Why Does It Matter If a Relation Is a Function?

The concept of a function is crucial in mathematics because it provides a structured and predictable relationship between variables. Functions are the building blocks for more advanced mathematical concepts like calculus, differential equations, and linear algebra. They are used extensively in modeling real-world phenomena, such as:

• Physics: Describing the motion of objects, the relationship between force and acceleration, etc.
• Engineering: Designing structures, analyzing circuits, and controlling systems.
• Economics: Modeling supply and demand, predicting market trends, and optimizing resource allocation.
• Computer Science: Developing algorithms, creating graphics, and analyzing data.

If a relation is not a function, it introduces ambiguity and unpredictability, making it difficult or impossible to use in these applications.

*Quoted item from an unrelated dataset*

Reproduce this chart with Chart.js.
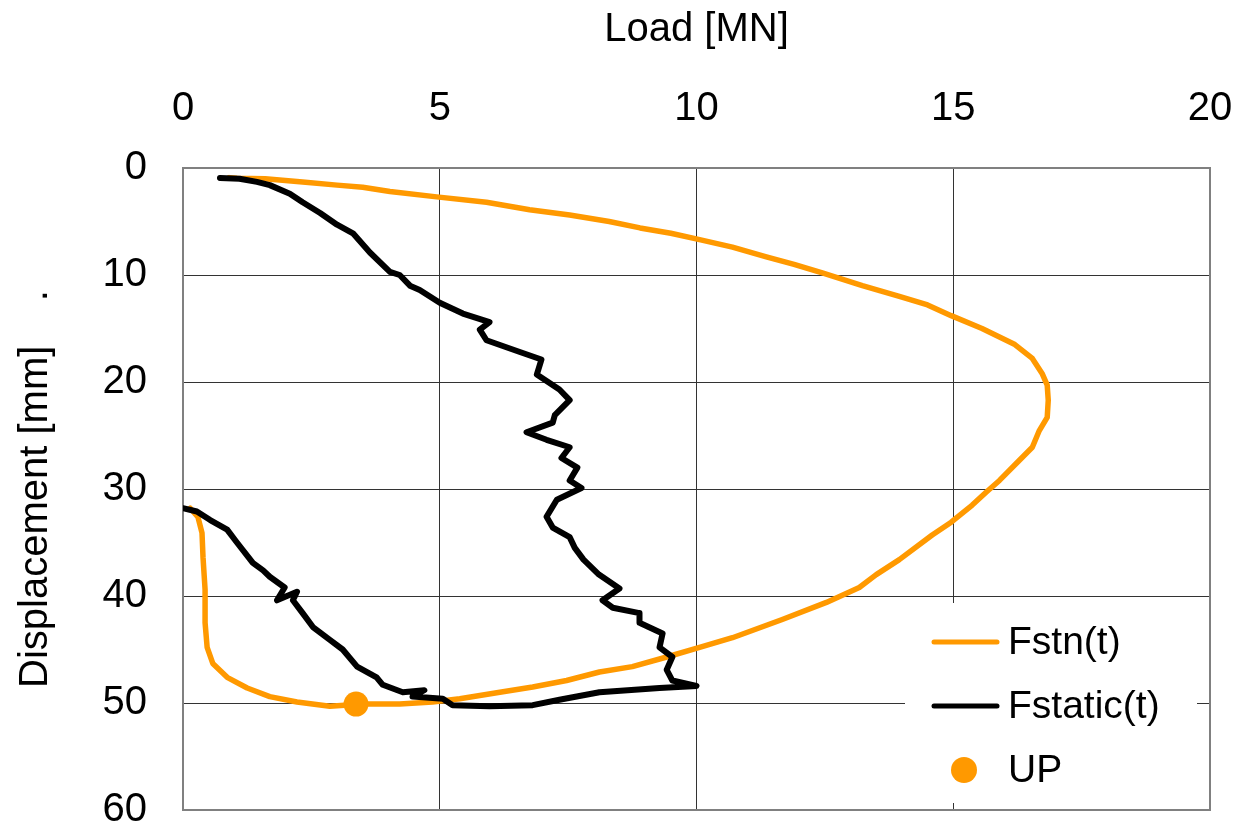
<!DOCTYPE html>
<html>
<head>
<meta charset="utf-8">
<script src="https://cdn.jsdelivr.net/npm/chart.js@4/dist/chart.umd.min.js"></script>
<style>
  html, body { margin: 0; padding: 0; background: #fff; }
  #wrap { position: relative; width: 1236px; height: 829px; }
</style>
</head>
<body>
<div id="wrap"><canvas id="c" width="1236" height="829"></canvas></div>
<script>
// ---- data (Load [MN], Displacement [mm]) ----
const fstnLoad = [0.9,1.05,1.6,2.33,3.0,3.5,4.03,4.94,5.91,6.75,7.53,8.3,8.9,9.5,10.06,10.7,11.36,11.9,12.45,13.23,13.95,14.5,14.96,15.56,16.2,16.54,16.73,16.83,16.85,16.83,16.67,16.54,16.25,15.9,15.64,15.37,14.96,14.59,13.95,13.5,13.17,12.53,11.67,10.7,10.06,9.42,8.75,8.11,7.47,6.81,6.17,5.39,4.86,4.22,3.5,2.86,2.22,1.69,1.25,0.86,0.58,0.47,0.43,0.43,0.39,0.37,0.29,0.14];
const fstnDisp = [0.9,0.95,1.0,1.3,1.6,1.8,2.2,2.7,3.2,3.9,4.4,5.0,5.6,6.1,6.7,7.4,8.3,9.0,9.8,11.0,12.0,12.8,13.8,15.0,16.5,17.8,19.2,20.3,21.7,23.3,24.6,26.1,27.5,29.2,30.3,31.5,33.1,34.3,36.6,38.0,39.2,40.6,42.2,43.9,44.8,45.7,46.6,47.1,47.9,48.5,49.0,49.6,49.9,50.1,50.1,50.3,49.9,49.4,48.6,47.6,46.3,44.8,42.5,39.4,36.4,34.1,32.6,31.8];

const fstaticLoad = [0.72,1.1,1.44,1.69,2.08,2.33,2.67,3.0,3.31,3.64,4.03,4.22,4.42,4.61,5.0,5.45,5.97,5.78,5.91,6.56,6.98,6.89,7.33,7.53,7.24,7.2,6.69,7.08,7.53,7.37,7.68,7.53,7.76,7.28,7.08,7.2,7.53,7.63,7.8,8.1,8.5,8.17,8.37,8.89,8.89,9.34,9.28,9.53,9.42,9.53,10.0,9.28,8.11,7.33,6.81,5.97,5.25,5.06,4.47,4.7,4.28,3.89,3.77,3.39,3.11,2.86,2.53,2.33,2.14,2.22,1.83,1.98,1.69,1.56,1.36,1.05,0.86,0.53,0.27,0.0];
const fstaticDisp = [0.93,1.0,1.3,1.6,2.4,3.2,4.2,5.3,6.1,7.9,9.7,10.0,11.0,11.4,12.6,13.6,14.4,15.1,16.1,17.2,17.9,19.3,20.7,21.7,23.1,23.8,24.7,25.4,26.1,27.1,28.0,29.2,29.9,31.0,32.6,33.6,34.5,35.5,36.6,38.0,39.3,40.4,41.1,41.6,42.5,43.5,44.8,45.7,46.9,47.9,48.4,48.6,49.0,49.7,50.2,50.3,50.2,49.6,49.4,48.8,49.0,48.3,47.6,46.6,45.0,44.1,42.9,41.6,40.4,39.6,40.4,39.2,38.2,37.6,36.9,35.0,33.8,32.9,32.1,31.8];

const upLoad = [3.37];
const upDisp = [50.1];

const xTicks = [0, 5, 10, 15, 20];
const yTicks = [0, 10, 20, 30, 40, 50, 60];
const seriesNames = ['Fstn(t)', 'Fstatic(t)', 'UP'];

const ORANGE = '#FF9900';
const FONT = "'Liberation Sans', Arial, sans-serif";

const toPts = (xs, ys) => xs.map((x, i) => ({ x: x, y: ys[i] }));

const frameLegend = {
  id: 'frameLegend',
  beforeDatasetsDraw(chart) {
    const ctx = chart.ctx;
    const a = chart.chartArea;
    ctx.save();
    ctx.fillStyle = '#fff';
    ctx.fillRect(905, 603, 292, 200);
    ctx.strokeStyle = '#808080';
    ctx.lineWidth = 2;
    ctx.strokeRect(a.left, a.top, a.right - a.left, a.bottom - a.top);
    ctx.font = '39px ' + FONT;
    ctx.textBaseline = 'middle';
    ctx.textAlign = 'left';
    ctx.lineCap = 'round';
    const rows = [642, 706, 770];
    ctx.strokeStyle = ORANGE; ctx.lineWidth = 5;
    ctx.beginPath(); ctx.moveTo(934, rows[0]); ctx.lineTo(997, rows[0]); ctx.stroke();
    ctx.strokeStyle = '#000'; ctx.lineWidth = 5;
    ctx.beginPath(); ctx.moveTo(934, rows[1]); ctx.lineTo(997, rows[1]); ctx.stroke();
    ctx.fillStyle = ORANGE;
    ctx.beginPath(); ctx.arc(964, rows[2], 13, 0, Math.PI * 2); ctx.fill();
    ctx.fillStyle = '#000';
    seriesNames.forEach((n, i) => ctx.fillText(n, 1008, rows[i] + 1));
    ctx.restore();
  }
};

new Chart(document.getElementById('c'), {
  type: 'scatter',
  data: {
    datasets: [
      { label: seriesNames[2], data: toPts(upLoad, upDisp), showLine: false,
        pointRadius: 12.5, pointBackgroundColor: ORANGE, pointBorderWidth: 0, order: 0 },
      { label: seriesNames[1], data: toPts(fstaticLoad, fstaticDisp), showLine: true,
        borderColor: '#000', borderWidth: 6, pointRadius: 0, tension: 0, order: 1,
        borderJoinStyle: 'round', borderCapStyle: 'round' },
      { label: seriesNames[0], data: toPts(fstnLoad, fstnDisp), showLine: true,
        borderColor: ORANGE, borderWidth: 5.5, pointRadius: 0, tension: 0, order: 2,
        borderJoinStyle: 'round', borderCapStyle: 'round' }
    ]
  },
  options: {
    responsive: false,
    animation: false,
    events: [],
    layout: { padding: { left: 0, top: 0, right: 26, bottom: 19 } },
    plugins: { legend: { display: false }, tooltip: { enabled: false } },
    scales: {
      x: {
        type: 'linear', position: 'top', min: 0, max: 20,
        afterBuildTicks: s => { s.ticks = xTicks.map(v => ({ value: v })); },
        afterFit: s => { s.height = 168; s.paddingLeft = 0; s.paddingRight = 0; },
        grid: { color: '#333', lineWidth: 1, drawTicks: false },
        border: { display: false },
        ticks: { color: '#000', font: { size: 40, family: FONT }, padding: 35, maxRotation: 0 },
        title: { display: true, text: 'Load [MN]', color: '#000',
                 font: { size: 40, family: FONT }, padding: { top: 6, bottom: 0 } }
      },
      y: {
        type: 'linear', reverse: true, min: 0, max: 60,
        afterBuildTicks: s => { s.ticks = yTicks.map(v => ({ value: v })); },
        afterFit: s => { s.width = 183; s.paddingTop = 0; s.paddingBottom = 0; },
        grid: { color: '#333', lineWidth: 1, drawTicks: false },
        border: { display: false },
        ticks: { color: '#000', font: { size: 40, family: FONT }, padding: 36 },
        title: { display: true, text: 'Displacement [mm]    .', color: '#000',
                 font: { size: 40, family: FONT }, padding: { top: 12, bottom: 0 } }
      }
    }
  },
  plugins: [frameLegend]
});
</script>
</body>
</html>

Knowing whether a relation is a function allows us to leverage powerful mathematical tools and techniques to analyze and understand the world around us.

Examples and Practice Problems

Let's solidify your understanding with some more examples and practice problems:

Example 1:

Determine if the following relation is a function: {(2, 5), (3, 8), (4, 11), (2, 7)}

Solution: This is not a function. The 'x' value 2 is repeated with different 'y' values (5 and 7).

Example 2:

Determine if the following relation is a function: y = √ (x + 1)

Solution: This is a function. While the square root function can produce both positive and negative results, the equation only provides for the positive square root. Thus, each 'x' value will only have one corresponding 'y' value. Note that the domain is limited to x ≥ -1.

Example 3:

Determine if the following relation is a function based on its graph. The graph is a parabola opening to the right, with its vertex at the origin (0,0).

Solution: This is not a function. Applying the vertical line test, we can see that a vertical line drawn through the graph (except at x = 0) will intersect the parabola at two points.

Practice Problems:

1. Is {(0, 1), (1, 2), (2, 3), (3, 4)} a function?
2. Is {(5, -2), (3, -2), (4, -2), (5, -2)} a function?
3. Is y = |x| a function?
4. Is x² + y² = 9 a function?
5. Consider a mapping diagram where the domain is {A, B, C} and the range is {1, 2}. The mappings are A -> 1, B -> 2, and C -> 1. Is this a function?

(Answers at the end of this article)

Advanced Considerations

While the fundamental principles discussed above cover most common scenarios, here are some more advanced considerations:

• Piecewise Functions: These functions are defined by different equations over different intervals of their domain. To determine if a piecewise function is a function, you need to ensure that at each point in its domain, there is only one defined 'y' value. Pay close attention to the boundaries between the intervals to ensure there's no ambiguity.
• Implicit Functions: These functions are defined implicitly by an equation where 'y' is not explicitly isolated as a function of 'x' (e.g., x³ + y³ = 6xy). Determining if an implicit function is a function requires more advanced techniques from calculus, such as implicit differentiation.
• Multivariable Functions: These functions have more than one input variable (e.g., z = f(x, y)). The definition of a function still applies: for each combination of input values (x, y), there must be only one output value (z). These functions are more complex to visualize and analyze.
• Functions with Restricted Domains: Sometimes, a function is only defined for a specific subset of real numbers (its domain). This restriction doesn't change the fundamental requirement of a function, but it limits the possible 'x' values you need to consider.

Conclusion

Determining whether a relation is a function is a fundamental skill in mathematics. By understanding the definition of a function, applying the vertical line test (when applicable), and carefully analyzing sets of ordered pairs, tables, equations, or mapping diagrams, you can confidently assess any given relation. Remember to be mindful of common mistakes and consider the more advanced considerations when dealing with complex functions. Mastering this concept will provide a solid foundation for further exploration of mathematical concepts and their applications in various fields.

Answers to Practice Problems:

1. Yes, it is a function.
2. Yes, it is a function.
3. Yes, it is a function.
4. No, it is not a function (it's a circle).
5. Yes, it is a function.